Sector News

SK Innovation/Sinopec JV acquires Sinopec refinery at Wuhan, China for $2 billion

April 30, 2019
Energy & Chemical Value Chain

Sinopec-SK Wuhan Petrochemical Co. (Wuhan, China), a joint venture (JV) between Sinopec and SK Global Chemical (Seoul, South Korea), a subsidiary of SK Innovation, has agreed to buy the Sinopec-owned 170,000-b/d Wuhan refinery in Hubei Province, China, for about 2.2 trillion South Korean won ($1.9 billion).

Under the deal, Sinopec will invest W352.6 billion and SK Global Chemical will pay W189.8 billion to establish 65/35 JV ownership of the facility. The rest will be financed through borrowings.

SK Innovation says that the deal will allow it to secure feedstocks to make petrochemical products and integrate refining and petchem operations at Wuhan. SK Innovation says that the transaction marks the first time a South Korean company has taken a direct ownership stake in a refinery in China.

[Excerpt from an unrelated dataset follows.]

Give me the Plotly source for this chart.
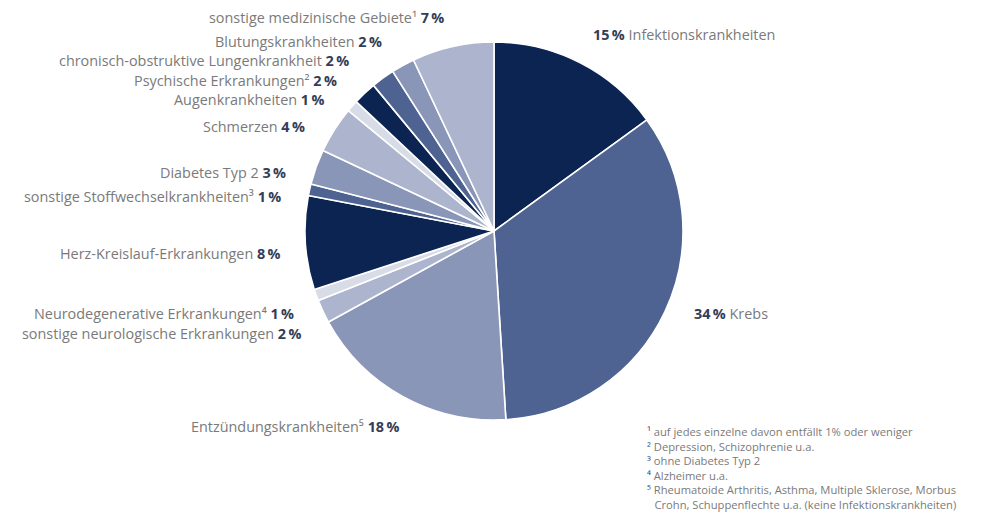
import plotly.graph_objects as go

W, H = 985, 529

categories = [
    "Infektionskrankheiten", "Krebs", "Entzündungskrankheiten",
    "sonstige neurologische Erkrankungen", "Neurodegenerative Erkrankungen",
    "Herz-Kreislauf-Erkrankungen", "sonstige Stoffwechselkrankheiten",
    "Diabetes Typ 2", "Schmerzen", "Augenkrankheiten", "Psychische Erkrankungen",
    "chronisch-obstruktive Lungenkrankheit", "Blutungskrankheiten",
    "sonstige medizinische Gebiete",
]
values = [15, 34, 18, 2, 1, 8, 1, 3, 4, 1, 2, 2, 2, 7]
footnote_marks = ["", "", "⁵", "", "⁴", "", "³", "", "", "", "²", "", "", "¹"]

footnotes = [
    ("¹", "auf jedes einzelne davon entfällt 1% oder weniger"),
    ("²", "Depression, Schizophrenie u.a."),
    ("³", "ohne Diabetes Typ 2"),
    ("⁴", "Alzheimer u.a."),
    ("⁵", "Rheumatoide Arthritis, Asthma, Multiple Sklerose, Morbus"),
    ("", "Crohn, Schuppenflechte u.a. (keine Infektionskrankheiten)"),
]

palette = ["#0c2452", "#4e6391", "#8a96b8", "#adb5ce", "#d8dce7"]
colors = [palette[i % 5] for i in range(len(values))]

# label layout: (x px, y px, side) side 'L' -> text ends at x, 'R' -> text starts at x
label_pos = [
    (592, 35, "R"), (693, 313, "R"), (400, 426, "L"),
    (302, 333, "L"), (295, 313, "L"), (282, 253, "L"), (282, 196, "L"),
    (287, 172, "L"), (306, 127, "L"), (325, 99, "L"), (338, 80, "L"),
    (350, 61, "L"), (383, 42, "L"), (445, 18, "L"),
]

cx, cy, r = 494, 231, 189

fig = go.Figure(go.Pie(
    labels=categories, values=values, sort=False, direction="clockwise",
    rotation=0, textinfo="none", hoverinfo="label+percent",
    marker=dict(colors=colors, line=dict(color="white", width=1.6)),
    domain=dict(x=[(cx - r) / W, (cx + r) / W], y=[(H - cy - r) / H, (H - cy + r) / H]),
    showlegend=False,
))

label_color = "#7a7a7a"
pct_color = "#333d57"
font_family = "Open Sans, Lato, sans-serif"

annotations = []
for name, val, mark, (x, y, side) in zip(categories, values, footnote_marks, label_pos):
    pct = f"<span style='color:{pct_color}'><b>{val}\u2009%</b></span>"
    if side == "L":
        text = f"{name}{mark} {pct}"
        xanchor = "right"
    else:
        text = f"{pct} {name}"
        xanchor = "left"
    annotations.append(dict(
        x=x / W, y=1 - y / H, xref="paper", yref="paper", text=text,
        showarrow=False, xanchor=xanchor, yanchor="middle", borderpad=0,
        font=dict(family=font_family, size=14.4, color=label_color),
    ))

lines = []
for mark, txt in footnotes:
    if mark:
        lines.append(f"<span style='color:#3a4f8a'>{mark}</span> {txt}")
    else:
        lines.append(f"\u2002\u2009{txt}")
annotations.append(dict(
    x=645 / W, y=1 - 422 / H, xref="paper", yref="paper",
    text="<br>".join(lines), showarrow=False, xanchor="left", yanchor="top",
    align="left", font=dict(family=font_family, size=11.2, color="#7a7a7a"),
))

fig.update_layout(
    width=W, height=H, margin=dict(l=0, r=0, t=0, b=0),
    paper_bgcolor="white", plot_bgcolor="white",
    annotations=annotations,
)

fig.write_html("out.html")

According to Sinopec, the Wuhan refinery manufactures 25 products including gasoline, kerosene, jet aviation fuel oil, light diesel, naphtha, solvent oil, naphthenic acid, methyl tert-butyl ether (MTBE), special heavy oil, fuel oil, industrial flake sulfur, petroleum coke, polypropylene (PP), benzene, toluene, para-xylene, and LPG. Products are sold across more than a dozen provinces and cities in China including Hubei, Hunan, Sichuan, and Chongqing.

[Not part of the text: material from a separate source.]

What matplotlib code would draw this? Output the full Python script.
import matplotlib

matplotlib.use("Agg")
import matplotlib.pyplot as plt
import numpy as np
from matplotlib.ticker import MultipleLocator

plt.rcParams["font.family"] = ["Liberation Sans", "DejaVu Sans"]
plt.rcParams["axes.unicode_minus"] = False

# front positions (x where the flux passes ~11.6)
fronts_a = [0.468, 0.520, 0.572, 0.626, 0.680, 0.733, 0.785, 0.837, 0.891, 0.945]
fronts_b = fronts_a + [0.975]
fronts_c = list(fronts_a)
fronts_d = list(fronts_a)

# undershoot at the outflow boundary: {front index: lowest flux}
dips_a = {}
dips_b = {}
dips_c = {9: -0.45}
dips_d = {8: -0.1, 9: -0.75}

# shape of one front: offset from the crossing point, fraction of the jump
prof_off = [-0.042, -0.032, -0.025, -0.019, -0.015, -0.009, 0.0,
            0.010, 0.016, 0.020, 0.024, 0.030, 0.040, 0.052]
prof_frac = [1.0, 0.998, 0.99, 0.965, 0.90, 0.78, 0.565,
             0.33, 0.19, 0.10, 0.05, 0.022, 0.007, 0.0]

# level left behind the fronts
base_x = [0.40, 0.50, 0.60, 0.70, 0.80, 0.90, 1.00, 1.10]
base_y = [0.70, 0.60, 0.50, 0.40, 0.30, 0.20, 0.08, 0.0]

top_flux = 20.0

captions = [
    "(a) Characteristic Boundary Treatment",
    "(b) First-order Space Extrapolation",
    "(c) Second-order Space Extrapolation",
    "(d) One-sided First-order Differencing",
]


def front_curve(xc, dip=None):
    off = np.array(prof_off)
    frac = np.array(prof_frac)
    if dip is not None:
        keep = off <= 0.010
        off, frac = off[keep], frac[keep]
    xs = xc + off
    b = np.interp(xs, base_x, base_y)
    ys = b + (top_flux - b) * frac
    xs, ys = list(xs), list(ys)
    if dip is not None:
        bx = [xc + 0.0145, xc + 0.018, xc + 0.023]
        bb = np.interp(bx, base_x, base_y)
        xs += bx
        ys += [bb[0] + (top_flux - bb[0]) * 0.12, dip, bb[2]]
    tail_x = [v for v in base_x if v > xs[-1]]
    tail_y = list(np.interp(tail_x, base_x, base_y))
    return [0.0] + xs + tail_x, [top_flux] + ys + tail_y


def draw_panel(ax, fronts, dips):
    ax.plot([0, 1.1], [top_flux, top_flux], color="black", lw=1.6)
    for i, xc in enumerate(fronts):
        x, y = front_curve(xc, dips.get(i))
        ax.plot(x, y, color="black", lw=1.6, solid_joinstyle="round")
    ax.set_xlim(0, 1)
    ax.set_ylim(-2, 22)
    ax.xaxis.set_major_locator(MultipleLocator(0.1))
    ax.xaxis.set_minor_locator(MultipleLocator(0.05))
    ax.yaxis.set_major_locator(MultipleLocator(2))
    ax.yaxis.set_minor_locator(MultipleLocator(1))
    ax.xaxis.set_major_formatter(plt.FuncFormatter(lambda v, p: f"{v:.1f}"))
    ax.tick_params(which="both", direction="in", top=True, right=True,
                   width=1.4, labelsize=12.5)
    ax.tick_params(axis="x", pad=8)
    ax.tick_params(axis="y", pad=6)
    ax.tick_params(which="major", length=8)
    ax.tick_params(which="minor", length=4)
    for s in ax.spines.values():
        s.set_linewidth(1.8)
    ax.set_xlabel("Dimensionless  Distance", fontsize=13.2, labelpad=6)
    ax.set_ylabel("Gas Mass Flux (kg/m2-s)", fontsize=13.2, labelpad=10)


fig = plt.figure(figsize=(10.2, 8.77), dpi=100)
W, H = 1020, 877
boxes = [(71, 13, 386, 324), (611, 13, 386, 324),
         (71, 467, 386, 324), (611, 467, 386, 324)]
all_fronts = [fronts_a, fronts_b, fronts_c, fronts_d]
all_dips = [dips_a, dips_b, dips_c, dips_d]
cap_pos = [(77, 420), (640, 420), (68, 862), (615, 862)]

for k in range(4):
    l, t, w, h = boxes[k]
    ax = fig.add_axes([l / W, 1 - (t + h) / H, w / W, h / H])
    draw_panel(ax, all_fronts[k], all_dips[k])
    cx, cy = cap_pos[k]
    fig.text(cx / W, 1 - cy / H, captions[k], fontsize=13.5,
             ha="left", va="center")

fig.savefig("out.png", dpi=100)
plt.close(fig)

Sinopec-SK Wuhan Petrochemical operates an adjacent petchem complex with an ethylene capacity of 800,000 metric tons/year. It intends to increase ethylene production to 1.1 million metric tons/year by 2021. Sinopec-SK Wuhan in 2017 approved the debottlenecking plan.

The project also involves expanding the Wuhan petchem complex’s downstream plants and constructing three new derivative units. The three new plants will be a 300,000-metric tons/year high-density polyethylene (HDPE) facility, a 300,000-metric tons/year PP facility, and a 60,000-metric tons/year butadiene extraction unit.

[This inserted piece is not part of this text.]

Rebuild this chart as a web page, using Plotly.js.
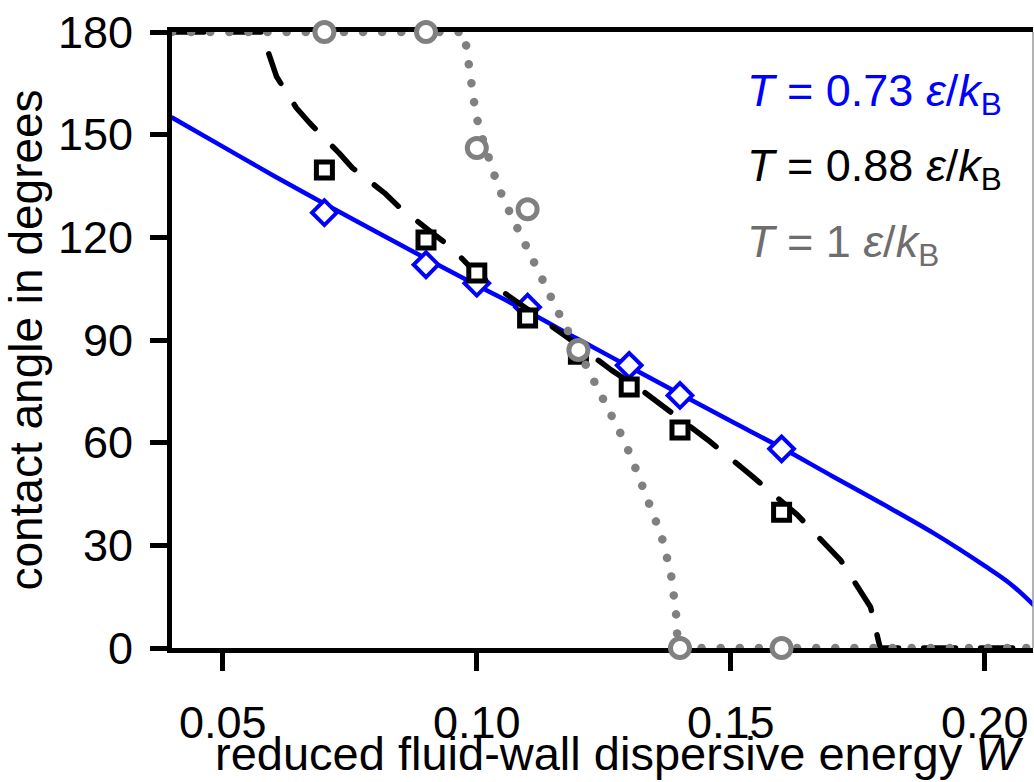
<!DOCTYPE html>
<html>
<head>
<meta charset="utf-8">
<script src="https://cdn.plot.ly/plotly-3.0.1.min.js"></script>
<style>html,body{margin:0;padding:0;background:#fff;} #chart{width:1034px;height:782px;}</style>
</head>
<body>
<div id="chart"></div>
<script>
// ---- data ----
// T = 0.73 (blue): simulation points and fitted curve
const blueX = [0.07, 0.09, 0.10, 0.11, 0.13, 0.14, 0.16];
const blueY = [127.2, 112.0, 106.6, 99.6, 82.6, 73.8, 58.2];
const blueFitX = [0.04, 0.05, 0.06, 0.07, 0.08, 0.09, 0.10, 0.11, 0.12, 0.13, 0.14, 0.15, 0.16, 0.17, 0.18, 0.19, 0.20, 0.205, 0.21];
const blueFitY = [155.0, 146.5, 138.0, 129.8, 121.8, 113.8, 106.0, 98.3, 90.2, 82.2, 74.2, 66.3, 58.5, 50.2, 42.0, 33.5, 24.0, 18.8, 12.0];

// T = 0.88 (black): simulation points and fitted curve
const blackX = [0.07, 0.09, 0.10, 0.11, 0.12, 0.13, 0.14, 0.16];
const blackY = [139.7, 119.2, 109.6, 96.4, 85.8, 76.3, 63.7, 39.7];
const blackFitX = [0.040, 0.058, 0.0586, 0.0596, 0.0606, 0.0645, 0.0671, 0.0729, 0.0755, 0.0818, 0.0847, 0.0912, 0.0951, 0.0998, 0.1076, 0.1122, 0.1180, 0.1265, 0.1324, 0.1396, 0.1455, 0.1539, 0.1631, 0.1716, 0.1775, 0.1794, 0.2100];
const blackFitY = [180, 180, 175.6, 171.2, 166.9, 157.8, 153.4, 144.6, 140.3, 133.0, 128.9, 121.3, 116.9, 109.6, 101.7, 96.7, 90.6, 81.2, 75.4, 67.5, 60.8, 50.6, 38.9, 25.7, 12.0, 0, 0];

// T = 1 (gray): simulation points and fitted curve
const grayX = [0.07, 0.09, 0.10, 0.11, 0.12, 0.14, 0.16];
const grayY = [180, 180, 146.1, 128.2, 87.1, 0, 0];
const grayFitX = [0.040, 0.0975, 0.0980, 0.0984, 0.0988, 0.0996, 0.1004, 0.1027, 0.1041, 0.1057, 0.1075, 0.1092, 0.1110, 0.1129, 0.1149, 0.1169, 0.1200, 0.1229, 0.1249, 0.1269, 0.1287, 0.1304, 0.1335, 0.1363, 0.1382, 0.1392, 0.1396, 0.2100];
const grayFitY = [180, 180, 175.0, 169.5, 163.6, 158.1, 152.2, 141.1, 135.3, 129.7, 124.2, 118.4, 112.5, 106.9, 101.4, 95.5, 87.0, 78.6, 72.8, 67.5, 61.5, 55.8, 44.1, 33.0, 21.9, 10.5, 0, 0];

const xTickVals = [0.05, 0.10, 0.15, 0.20];
const xTickText = ['0.05', '0.10', '0.15', '0.20'];
const yTickVals = [0, 30, 60, 90, 120, 150, 180];

const legendLabels = [
  '<i>T</i> = 0.73 <i>ε</i>/<i>k</i><sub>B</sub>',
  '<i>T</i> = 0.88 <i>ε</i>/<i>k</i><sub>B</sub>',
  '<i>T</i> = 1 <i>ε</i>/<i>k</i><sub>B</sub>'
];
const legendY = [162.0, 140.0, 117.8];
const legendColors = ['#0000ff', '#000000', '#6e6e6e'];

const FONT = 'Liberation Sans, Arial, Helvetica, sans-serif';

const traces = [
  {x: blueFitX, y: blueFitY, mode: 'lines', line: {color: '#0000ff', width: 4.5, shape: 'spline', smoothing: 1}, cliponaxis: false, hoverinfo: 'skip'},
  {x: blueX, y: blueY, mode: 'markers', marker: {symbol: 'diamond', size: 19, color: '#ffffff', line: {color: '#0000ff', width: 4}}, cliponaxis: false},
  {x: blackFitX, y: blackFitY, mode: 'lines', line: {color: '#000000', width: 5.5, dash: '32px,25px'}, cliponaxis: false, hoverinfo: 'skip'},
  {x: blackX, y: blackY, mode: 'markers', marker: {symbol: 'square', size: 16, color: '#ffffff', line: {color: '#000000', width: 5}}, cliponaxis: false},
  {x: grayFitX, y: grayFitY, mode: 'lines', line: {color: '#808080', width: 8.5, dash: '0.1px,19px'}, cliponaxis: false, hoverinfo: 'skip'},
  {x: grayX, y: grayY, mode: 'markers', marker: {symbol: 'circle', size: 19, color: '#ffffff', line: {color: '#808080', width: 5}}, cliponaxis: false}
];

const annotations = legendLabels.map((t, i) => ({
  text: t, xref: 'paper', yref: 'y', x: 0.665, y: legendY[i],
  xanchor: 'left', yanchor: 'middle', showarrow: false,
  font: {family: FONT, size: 45, color: legendColors[i]}
}));
annotations.push({
  text: 'reduced fluid-wall dispersive energy <i>W</i>',
  xref: 'paper', yref: 'paper', x: 0.52, y: -0.171, xanchor: 'center', yanchor: 'middle',
  showarrow: false, font: {family: FONT, size: 47, color: '#000'}
});

const layout = {
  width: 1034, height: 782,
  margin: {l: 172, r: 1, t: 32, b: 134, pad: 0},
  paper_bgcolor: '#ffffff', plot_bgcolor: '#ffffff',
  showlegend: false,
  font: {family: FONT, size: 45, color: '#000'},
  xaxis: {
    range: [0.04, 0.20949], tickvals: xTickVals, ticktext: xTickText,
    showgrid: false, zeroline: false, showline: true, linecolor: '#000', linewidth: 5,
    mirror: true, ticks: 'outside', ticklen: 18, tickwidth: 5, tickcolor: '#000',
    ticklabelstandoff: 13, layer: 'below traces',
    tickfont: {family: FONT, size: 45, color: '#000'}
  },
  yaxis: {
    range: [0, 180], tickvals: yTickVals,
    showgrid: false, zeroline: false, showline: true, linecolor: '#000', linewidth: 5,
    ticks: 'outside', ticklen: 17, tickwidth: 5, tickcolor: '#000',
    ticklabelstandoff: 8, layer: 'below traces',
    tickfont: {family: FONT, size: 45, color: '#000'},
    title: {text: 'contact angle in degrees', standoff: 14, font: {family: FONT, size: 46, color: '#000'}}
  },
  shapes: [
    {type: 'line', xref: 'paper', yref: 'paper', x0: 1, x1: 1, y0: 0, y1: 1, line: {color: '#9a9a9a', width: 1.5}}
  ],
  annotations: annotations
};

Plotly.newPlot('chart', traces, layout, {staticPlot: true, displayModeBar: false}).then(() => {
  document.querySelectorAll('.scatterlayer .js-line').forEach(p => {
    p.style.strokeLinecap = 'round';
    p.style.strokeLinejoin = 'round';
  });
});
</script>
</body>
</html>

The capacities of the complex’s existing MTBE and butene-1 facilities will be increased from 80,000 and 30,000 metric tons/year to 120,000 and 45,000 metric tons/year, respectively. The petchem complex also produces triethylene glycol, with a capacity of 3,000 metric tons/year; ethylene glycol (EG), 300,000 metric tons/year; diethylene glycol, 27,000 metric tons/year; and ethylene oxide (EO), 360,000 metric tons/year.